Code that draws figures

--------------------------------------------------

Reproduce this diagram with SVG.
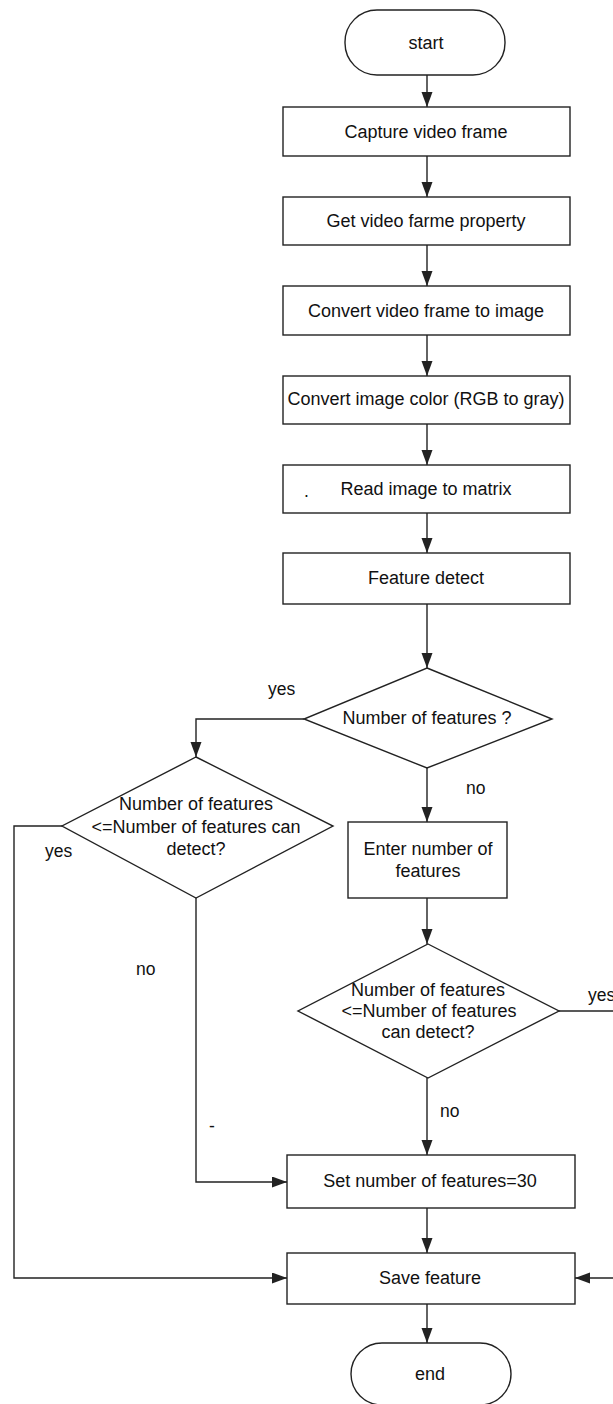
<svg xmlns="http://www.w3.org/2000/svg" width="613" height="1404" viewBox="0 0 613 1404">
  <style>
    .shape { fill: #ffffff; stroke: #222222; stroke-width: 1.4; }
    .link { fill: none; stroke: #222222; stroke-width: 1.4; }
    .lbl { font-family: "Liberation Sans", Arial, sans-serif; font-size: 18px; fill: #111111; text-anchor: middle; }
    .note { font-family: "Liberation Sans", Arial, sans-serif; font-size: 17.5px; fill: #111111; text-anchor: start; }
  </style>
  <defs>
    <marker id="arrow" markerUnits="userSpaceOnUse" markerWidth="16" markerHeight="12" refX="15" refY="5.5" orient="auto">
      <path d="M0,0 L15,5.5 L0,11 z" fill="#222222"/>
    </marker>
  </defs>
  <rect width="613" height="1404" fill="#ffffff"/>

  <!-- connectors -->
  <g id="connectors">
    <line class="link" x1="427" y1="75" x2="427" y2="107" marker-end="url(#arrow)"/>
    <line class="link" x1="427" y1="156" x2="427" y2="197" marker-end="url(#arrow)"/>
    <line class="link" x1="427" y1="245" x2="427" y2="286" marker-end="url(#arrow)"/>
    <line class="link" x1="427" y1="335" x2="427" y2="376" marker-end="url(#arrow)"/>
    <line class="link" x1="427" y1="424" x2="427" y2="465" marker-end="url(#arrow)"/>
    <line class="link" x1="427" y1="513" x2="427" y2="553" marker-end="url(#arrow)"/>
    <line class="link" x1="427" y1="604" x2="427" y2="668" marker-end="url(#arrow)"/>
    <polyline class="link" points="304,719 196,719 196,757" marker-end="url(#arrow)"/>
    <line class="link" x1="427" y1="768" x2="427" y2="822" marker-end="url(#arrow)"/>
    <line class="link" x1="427" y1="898" x2="427" y2="944" marker-end="url(#arrow)"/>
    <line class="link" x1="559" y1="1011" x2="613" y2="1011"/>
    <line class="link" x1="613" y1="1278" x2="575" y2="1278" marker-end="url(#arrow)"/>
    <line class="link" x1="427" y1="1078" x2="427" y2="1155" marker-end="url(#arrow)"/>
    <polyline class="link" points="62,826 14,826 14,1278 287,1278" marker-end="url(#arrow)"/>
    <polyline class="link" points="196,898 196,1182 287,1182" marker-end="url(#arrow)"/>
    <line class="link" x1="427" y1="1208" x2="427" y2="1253" marker-end="url(#arrow)"/>
    <line class="link" x1="427" y1="1304" x2="427" y2="1343" marker-end="url(#arrow)"/>

    <text class="note" x="268" y="695">yes</text>
    <text class="note" x="466" y="794">no</text>
    <text class="note" x="45" y="857">yes</text>
    <text class="note" x="136" y="975">no</text>
    <text class="note" x="588" y="1001">yes</text>
    <text class="note" x="440" y="1117">no</text>
    <text class="note" x="209" y="1132" font-size="9">-</text>
  </g>

  <g id="start">
    <rect class="shape" x="345" y="10" width="160" height="65" rx="32" ry="32"/>
    <text class="lbl" x="426" y="49">start</text>
  </g>
  <g id="capture">
    <rect class="shape" x="283" y="107" width="287" height="49"/>
    <text class="lbl" x="426" y="138">Capture video frame</text>
  </g>
  <g id="property">
    <rect class="shape" x="283" y="197" width="287" height="48"/>
    <text class="lbl" x="426" y="227">Get video farme property</text>
  </g>
  <g id="to-image">
    <rect class="shape" x="283" y="286" width="287" height="49"/>
    <text class="lbl" x="426" y="317">Convert video frame to image</text>
  </g>
  <g id="to-gray">
    <rect class="shape" x="283" y="376" width="287" height="48"/>
    <text class="lbl" x="426" y="405">Convert image color (RGB to gray)</text>
  </g>
  <g id="to-matrix">
    <rect class="shape" x="283" y="465" width="287" height="48"/>
    <text class="note" x="304" y="497" font-size="12">.</text>
    <text class="lbl" x="426" y="495">Read image to matrix</text>
  </g>
  <g id="detect">
    <rect class="shape" x="283" y="553" width="287" height="51"/>
    <text class="lbl" x="426" y="584">Feature detect</text>
  </g>
  <g id="has-count">
    <polygon class="shape" points="427,668 552,719 427,768 304,719"/>
    <text class="lbl" x="427" y="724">Number of features ?</text>
  </g>
  <g id="check-left">
    <polygon class="shape" points="196,757 333,826 196,898 62,826"/>
    <text class="lbl" x="196" y="810">Number of features</text>
    <text class="lbl" x="196" y="833">&lt;=Number of features can</text>
    <text class="lbl" x="196" y="855">detect?</text>
  </g>
  <g id="enter-count">
    <rect class="shape" x="348" y="822" width="159" height="76"/>
    <text class="lbl" x="428" y="855">Enter number of</text>
    <text class="lbl" x="428" y="877">features</text>
  </g>
  <g id="check-right">
    <polygon class="shape" points="428,944 559,1011 428,1078 298,1011"/>
    <text class="lbl" x="428" y="996">Number of features</text>
    <text class="lbl" x="429" y="1017">&lt;=Number of features</text>
    <text class="lbl" x="428" y="1038">can detect?</text>
  </g>
  <g id="default-count">
    <rect class="shape" x="287" y="1155" width="288" height="53"/>
    <text class="lbl" x="430" y="1187">Set number of features=30</text>
  </g>
  <g id="save">
    <rect class="shape" x="287" y="1253" width="288" height="51"/>
    <text class="lbl" x="430" y="1284">Save feature</text>
  </g>
  <g id="end">
    <rect class="shape" x="351" y="1343" width="160" height="62" rx="31" ry="31"/>
    <text class="lbl" x="430" y="1380">end</text>
  </g>
</svg>
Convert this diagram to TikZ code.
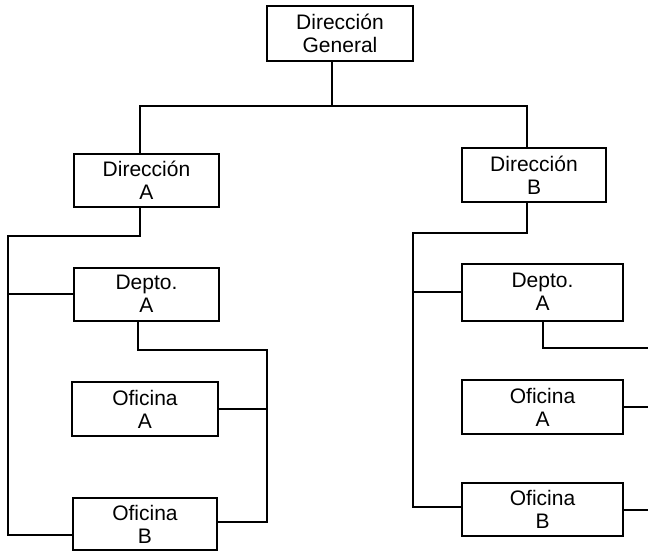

--------------------------------------------------

DESCRIPTION OF THE TASK =
Take each line containing the string "diagram" and copy it out.

FINAL ANSWER =
Reproduce this diagram with SVG.
Convert this diagram to TikZ code.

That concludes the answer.